# Honda GCV160 OHC



## shaneo11 (Apr 2, 2008)

Hi I am new but my Honda lawnmower has a problem. I left my fuel line on last fall and I started my lawnmower for about 20 seconds then it died. I started it again and it ran for about 2 seconds then died. I can't get it to start now. I drained the fuel out through the carb and put new gas in it but it won't start.
Do I need to take out the main jet and clean it? What tool is needed to take out the jet?

thanks
shane


----------



## 30yearTech (Sep 14, 2006)

Most likely the carburetor needs to be cleaned out. A 10mm socket will get all the carburetor mounting bolts off so the carburetor can be removed as well as the float bowl on the carb. A screw driver is all that is needed to remove the main jet and nozzle.


----------



## shaneo11 (Apr 2, 2008)

Thanks for the reply. air filter off and the float bowl off last night but I couldn't get the carb turned enough to see what kind of tool I needed to take out the main jet. I guess I can try to get a screwdriver in their tonight.
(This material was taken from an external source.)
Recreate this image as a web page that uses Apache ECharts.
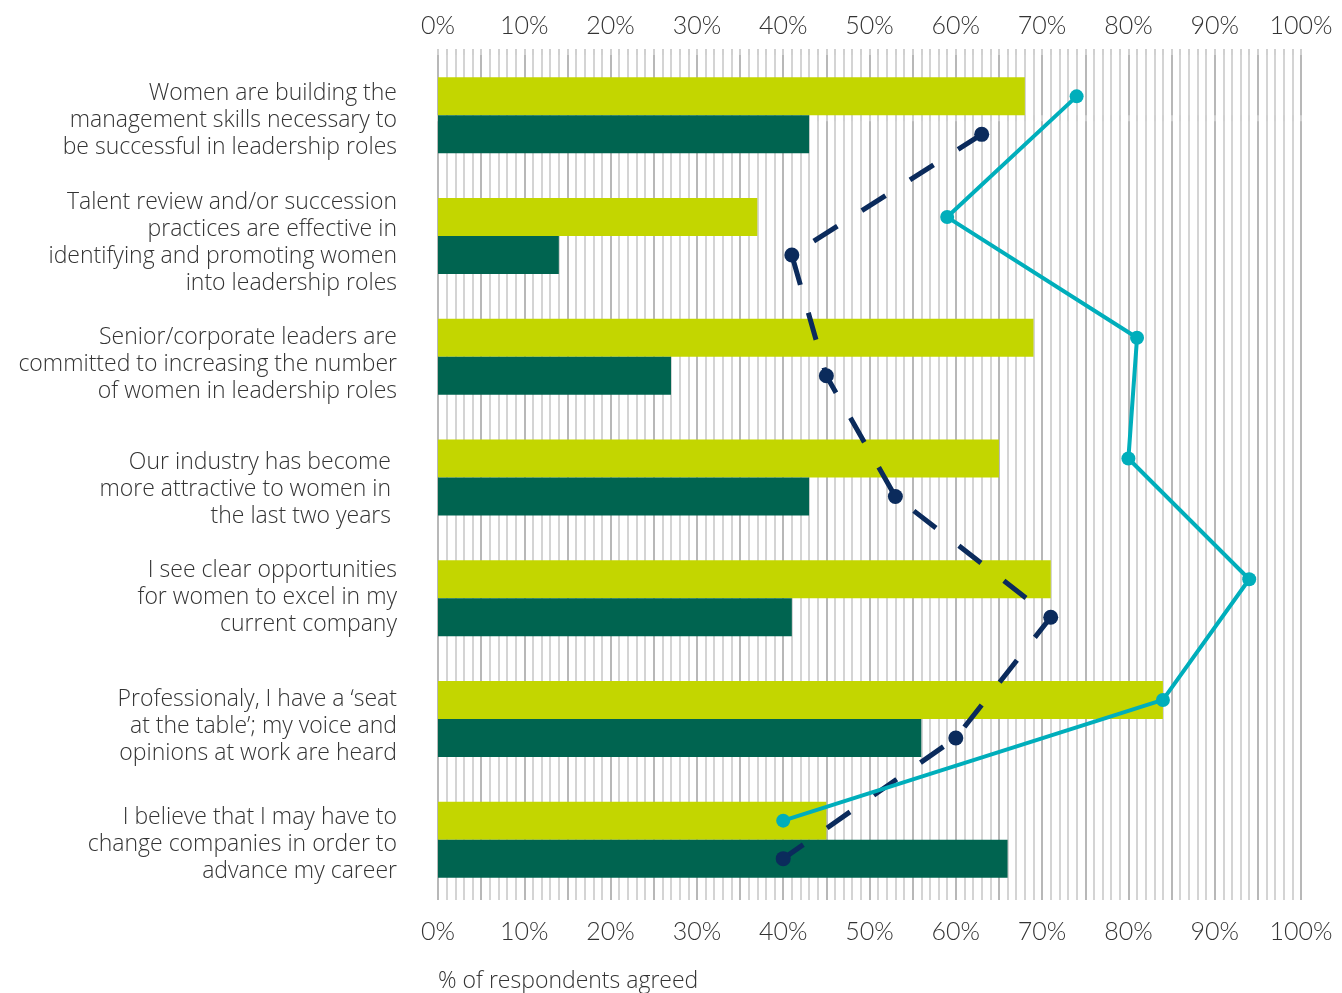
<!DOCTYPE html>
<html>
<head>
<meta charset="utf-8">
<script src="https://cdn.jsdelivr.net/npm/echarts@6/dist/echarts.min.js"></script>
<style>
  html, body { margin: 0; padding: 0; background: #fff; }
  #chart { width: 1342px; height: 993px; }
</style>
</head>
<body>
<div id="chart"></div>
<script>
// Survey statements, top to bottom
const categories = [
  'Women are building the\nmanagement skills necessary to\nbe successful in leadership roles',
  'Talent review and/or succession\npractices are effective in\nidentifying and promoting women\ninto leadership roles',
  'Senior/corporate leaders are\ncommitted to increasing the number\nof women in leadership roles',
  'Our industry has become\nmore attractive to women in\nthe last two years',
  'I see clear opportunities\nfor women to excel in my\ncurrent company',
  'Professionaly, I have a \u2018seat\nat the table\u2019; my voice and\nopinions at work are heard',
  'I believe that I may have to\nchange companies in order to\nadvance my career'
];

// % agreed, bar series (light green on top, dark green below)
const barLight = [68, 37, 69, 65, 71, 84, 45];
const barDark  = [43, 14, 27, 43, 41, 56, 66];

// % agreed, line series
const lineTeal = [74, 59, 81, 80, 94, 84, 40];
const lineNavy = [63, 41, 45, 53, 71, 60, 40];

// Axis tick labels
const tickLabels = ['0%', '10%', '20%', '30%', '40%', '50%', '60%', '70%', '80%', '90%', '100%'];

// Per-label nudges for the statement text block: [down px, extra right inset px]
const labelNudge = [[5, 0], [7, 0], [8, 0], [12, 6], [-1, 0], [8, 0], [5, 0]];

const FONT = 'Lato';
const LABEL_FONT = 'Open Sans';
const LINE_H = 27;
const GRID_TOP = 55, GRID_H = 845, BAR_W = 38;
const band = GRID_H / categories.length;
const half = (BAR_W / 2) / band; // centre of each bar, in category units

const tealPts = lineTeal.map((v, i) => [v, i - half]);
const navyPts = lineNavy.map((v, i) => [v, i + half]);

const gridColors = [];
for (let i = 0; i < 5; i++) gridColors.push(i === 0 ? '#b8b8b8' : '#d4d4d4');

function xAxisDef(pos, withSplit) {
  return {
    type: 'value', position: pos, min: 0, max: 100, interval: 1,
    axisLine: { show: false },
    axisTick: { show: true, inside: false, length: 6, interval: 0,
                lineStyle: { color: '#d0d0d0', width: 2 } },
    splitLine: { show: withSplit, lineStyle: { color: gridColors, width: 2 } },
    axisLabel: {
      interval: 0, margin: pos === 'top' ? 17 : 19,
      fontFamily: FONT, fontWeight: 300, fontSize: 25, color: '#333',
      formatter: v => (v % 10 === 0 ? tickLabels[v / 10] : '')
    }
  };
}

// Statement label: rich lines plus a spacer line that shifts the block vertically
function statementLabel(value, index) {
  const [dy, dx] = labelNudge[index];
  const style = dx ? 'u' : 't';
  const lines = value.split('\n').map(l => '{' + style + '|' + l + '}');
  const spacer = dy > 0 ? 's' + dy : 's' + (-dy);
  if (dy > 0) lines.unshift('{' + spacer + '| }');
  else if (dy < 0) lines.push('{' + spacer + '| }');
  return lines.join('\n');
}

const baseText = { fontFamily: LABEL_FONT, fontWeight: 300, fontSize: 23, lineHeight: LINE_H, color: '#333' };
const rich = { t: baseText, u: Object.assign({}, baseText, { padding: [0, 6, 0, 0] }) };
labelNudge.forEach(([dy]) => {
  const k = 's' + Math.abs(dy);
  rich[k] = { fontSize: 1, lineHeight: Math.abs(dy) * 2 };
});

const option = {
  animation: false,
  grid: { left: 438, right: 41, top: GRID_TOP, height: GRID_H, containLabel: false },
  xAxis: [xAxisDef('bottom', true), xAxisDef('top', false)],
  yAxis: [
    {
      type: 'category', inverse: true, data: categories,
      axisLine: { show: false }, axisTick: { show: false },
      axisLabel: {
        margin: 41, align: 'right', formatter: statementLabel, rich: rich,
        fontFamily: LABEL_FONT, fontWeight: 300, fontSize: 23, lineHeight: LINE_H, color: '#333'
      }
    },
    { type: 'value', inverse: true, min: -0.5, max: 6.5, show: false }
  ],
  graphic: [{
    type: 'text', left: 438, top: 970,
    style: { text: '% of respondents agreed', font: '300 23px "' + LABEL_FONT + '"', fill: '#333' }
  }],
  series: [
    { type: 'bar', data: barLight, barWidth: BAR_W, barGap: '0%',
      itemStyle: { color: '#c3d600' }, z: 2 },
    { type: 'bar', data: barDark, barWidth: BAR_W, barGap: '0%',
      itemStyle: { color: '#006450' }, z: 2 },
    { type: 'line', yAxisIndex: 1, data: navyPts, symbol: 'circle', symbolSize: 15,
      lineStyle: { color: '#0b2b5c', width: 5, type: [28, 29] },
      itemStyle: { color: '#0b2b5c' }, z: 5 },
    { type: 'line', yAxisIndex: 1, data: tealPts, symbol: 'circle', symbolSize: 14,
      lineStyle: { color: '#00aebb', width: 4 },
      itemStyle: { color: '#00aebb' }, z: 6 }
  ]
};

echarts.init(document.getElementById('chart')).setOption(option);
</script>
</body>
</html>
That is unless someone knows a better way of getting the linkage from the throttle to the carb off so I could completely take the carb off.....I couldn't take it off due to the linkage connections.


----------



## 30yearTech (Sep 14, 2006)

Once you take the carburetor mtg bolts out, then all you have to do is rotate the carburetor about 90 degrees clockwise to disengage the z bends on the end of the throttle and choke rods, also unhook the tension spring from the throttle.
You won't be able to remove the jet or nozzle with the carburetor on the engine (unless you take the engine off the mower deck and flip it over)


----------



## shaneo11 (Apr 2, 2008)

Thanks, After reading your last response I feel pretty stupid....it's so simple!


----------